Film noir, as a term, was born during the summer of 1946, when French critics reacted to what they considered a new type of Hollywood crime film. The Maltese Falcon; Laura; Double Indemnity; Murder, My Sweet; and The Woman in the Window, though released over three years in the United States, arrived in close proximity in Paris and formed the first wave. A few months later, This Gun for Hire (1942), The Killers (1946), The Lady in the Lake (1947), Gilda (1946), and The Big Sleep (1946) appeared. There was something remarkable, however difficult to define, about these films, that set them apart from other suspenseful crime melodramas. The authors of the first full-length book on film noir recognized this difference and were far more discriminating than their film studies descendants about which titles met the standard for inclusion. Raymond Borde and Etienne Chaumeton, French authors of Panorama du Film Noir Americain (1955), were film enthusiasts who came to their positions through extensive movie viewing. They did not create a theory, and then admit all films that met elements of that definition.
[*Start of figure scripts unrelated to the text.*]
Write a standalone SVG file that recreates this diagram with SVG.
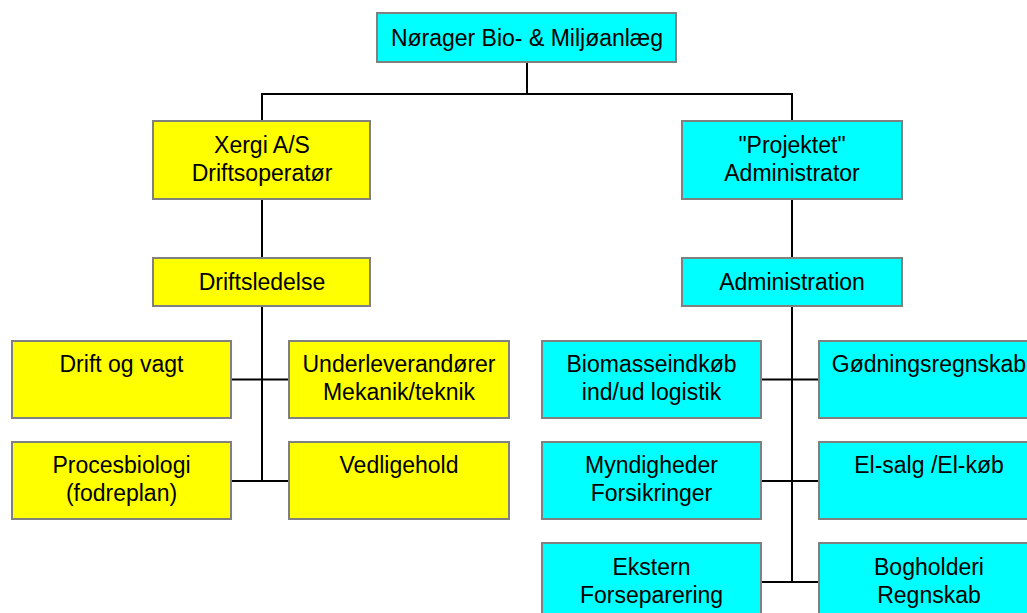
<svg xmlns="http://www.w3.org/2000/svg" width="1027" height="613" viewBox="0 0 1027 613">
<style>
.box{stroke:#808080;stroke-width:2}
.y{fill:#ffff00}
.c{fill:#00ffff}
text{font-family:"Liberation Sans",Arial,sans-serif;font-size:23px;fill:#000;text-anchor:middle}
.conn line{stroke:#000;stroke-width:2}
</style>
<rect width="1027" height="613" fill="#fff"/>
<g class="conn">
<line x1="527" y1="62" x2="527" y2="94"/>
<line x1="262" y1="94" x2="793" y2="94"/>
<line x1="262" y1="93" x2="262" y2="121"/>
<line x1="792" y1="93" x2="792" y2="121"/>
<line x1="262" y1="199" x2="262" y2="258"/>
<line x1="262" y1="306" x2="262" y2="481"/>
<line x1="231" y1="379.5" x2="289" y2="379.5"/>
<line x1="231" y1="481" x2="289" y2="481"/>
<line x1="792" y1="199" x2="792" y2="258"/>
<line x1="792" y1="306" x2="792" y2="582"/>
<line x1="761" y1="379.5" x2="819" y2="379.5"/>
<line x1="761" y1="481" x2="819" y2="481"/>
<line x1="761" y1="582" x2="819" y2="582"/>
</g>
<g id="n-top"><rect class="box c" x="377" y="13" width="299" height="49"/><text x="527" y="46">Nørager Bio- &amp; Miljøanlæg</text></g>
<g id="n-xergi"><rect class="box y" x="153" y="121" width="217" height="78"/><text x="262" y="153">Xergi A/S</text><text x="262" y="181">Driftsoperatør</text></g>
<g id="n-projekt"><rect class="box c" x="682" y="121" width="220" height="78"/><text x="792" y="153">"Projektet"</text><text x="792" y="181">Administrator</text></g>
<g id="n-driftsledelse"><rect class="box y" x="153" y="258" width="217" height="48"/><text x="262" y="290">Driftsledelse</text></g>
<g id="n-administration"><rect class="box c" x="682" y="258" width="220" height="48"/><text x="792" y="290">Administration</text></g>
<g id="n-drift"><rect class="box y" x="12" y="341" width="219" height="77"/><text x="121.5" y="372">Drift og vagt</text></g>
<g id="n-under"><rect class="box y" x="289" y="341" width="220" height="77"/><text x="399" y="372">Underleverandører</text><text x="399" y="400">Mekanik/teknik</text></g>
<g id="n-proces"><rect class="box y" x="12" y="442" width="219" height="77"/><text x="121.5" y="473">Procesbiologi</text><text x="121.5" y="501">(fodreplan)</text></g>
<g id="n-vedlige"><rect class="box y" x="289" y="442" width="220" height="77"/><text x="399" y="473">Vedligehold</text></g>
<g id="n-biomasse"><rect class="box c" x="542" y="341" width="219" height="77"/><text x="651.5" y="372">Biomasseindkøb</text><text x="651.5" y="400">ind/ud logistik</text></g>
<g id="n-goedning"><rect class="box c" x="819" y="341" width="220" height="77"/><text x="929" y="372">Gødningsregnskab</text></g>
<g id="n-myndig"><rect class="box c" x="542" y="442" width="219" height="77"/><text x="651.5" y="473">Myndigheder</text><text x="651.5" y="501">Forsikringer</text></g>
<g id="n-elsalg"><rect class="box c" x="819" y="442" width="220" height="77"/><text x="929" y="473">El-salg /El-køb</text></g>
<g id="n-ekstern"><rect class="box c" x="542" y="543" width="219" height="77"/><text x="651.5" y="575">Ekstern</text><text x="651.5" y="603">Forseparering</text></g>
<g id="n-bogholderi"><rect class="box c" x="819" y="543" width="220" height="77"/><text x="929" y="575">Bogholderi</text><text x="929" y="603">Regnskab</text></g>
</svg>
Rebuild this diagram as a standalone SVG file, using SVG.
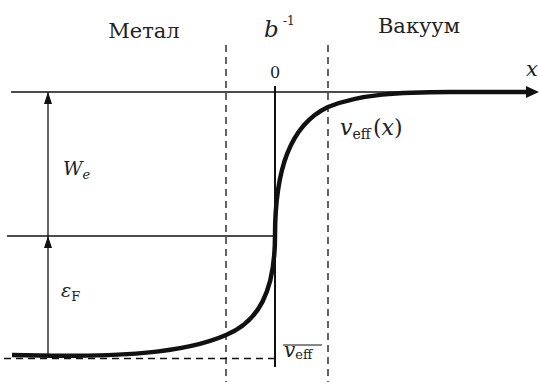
<svg xmlns="http://www.w3.org/2000/svg" width="539" height="382" viewBox="0 0 539 382">
<style>
text{font-family:'DejaVu Serif','Liberation Serif',serif;fill:#222}
.i{font-style:italic}
.ln{stroke:#111;fill:none}
.dash{stroke:#111;stroke-width:1.3;stroke-dasharray:7,5;fill:none}
</style>
<defs>
<marker id="ah" viewBox="0 0 12 8" refX="12" refY="4" markerWidth="12" markerHeight="8" markerUnits="userSpaceOnUse" orient="auto">
<path d="M0,0 L12,4 L0,8 Z" fill="#111"/>
</marker>
</defs>
<g id="guides">
<line class="dash" x1="226" y1="45" x2="226" y2="382"/>
<line class="dash" x1="328" y1="45" x2="328" y2="382"/>
<line class="dash" x1="4" y1="358.5" x2="275" y2="358.5"/>
<line class="ln" x1="11" y1="92" x2="530" y2="92" stroke-width="1.6"/>
<line class="ln" x1="7" y1="236" x2="275" y2="236" stroke-width="1.3"/>
<line class="ln" x1="275" y1="86" x2="275" y2="367" stroke-width="2"/>
</g>
<g id="connectors">
<line class="ln" x1="48" y1="236" x2="48" y2="92" stroke-width="1.3" marker-end="url(#ah)"/>
<line class="ln" x1="48" y1="356" x2="48" y2="236" stroke-width="1.3" marker-end="url(#ah)"/>
<path class="ln" stroke-width="4.5" stroke-linecap="butt" d="M12,355 C120,358 185,353 226,335 C258,322 275,292 275,236 C275,170 290,125 328,107 C360,94 400,92 450,92 L528,92"/>
<polygon points="539,92 526,86 526,98" fill="#111"/>
</g>
<g id="labels">
<text x="144" y="38" font-size="21" text-anchor="middle">Метал</text>
<text x="419" y="33" font-size="21" text-anchor="middle">Вакуум</text>
<text class="i" x="264" y="37" font-size="23">b</text>
<text x="283" y="25" font-size="12">-1</text>
<text x="275" y="78" font-size="16" text-anchor="middle">0</text>
<text class="i" x="526" y="76" font-size="21">x</text>
<text x="340" y="135" font-size="22"><tspan class="i">v</tspan><tspan font-size="14" dy="4">eff</tspan><tspan x="373" dy="-4">(</tspan><tspan class="i">x</tspan><tspan>)</tspan></text>
<text x="63" y="175" font-size="19"><tspan class="i">W</tspan><tspan class="i" font-size="13" dy="4">e</tspan></text>
<text x="61" y="297" font-size="19"><tspan class="i">ε</tspan><tspan font-size="13" dy="4">F</tspan></text>
<g id="veff-bar">
<line class="ln" x1="283" y1="345" x2="322" y2="345" stroke-width="1.2"/>
<text x="284" y="357" font-size="20"><tspan class="i">v</tspan><tspan font-size="13" dy="2">eff</tspan></text>
</g>
</g>
</svg>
Borde and Chaumeton watched numerous films from the period, and then developed an admittedly subjective sense of which films were at the center and which were at the periphery. Unfortunately, their classifications are too vague to be appropriated for this discussion.

In Dark Cinema (1984), Jon Tuska argues for the distinction between movies that belong to the category of film noir and others that employ the noir visual style but do not belong. According to Tuska, the difference between film noir, film gris (gray film), and melodrama lies in the narrative resolution (177).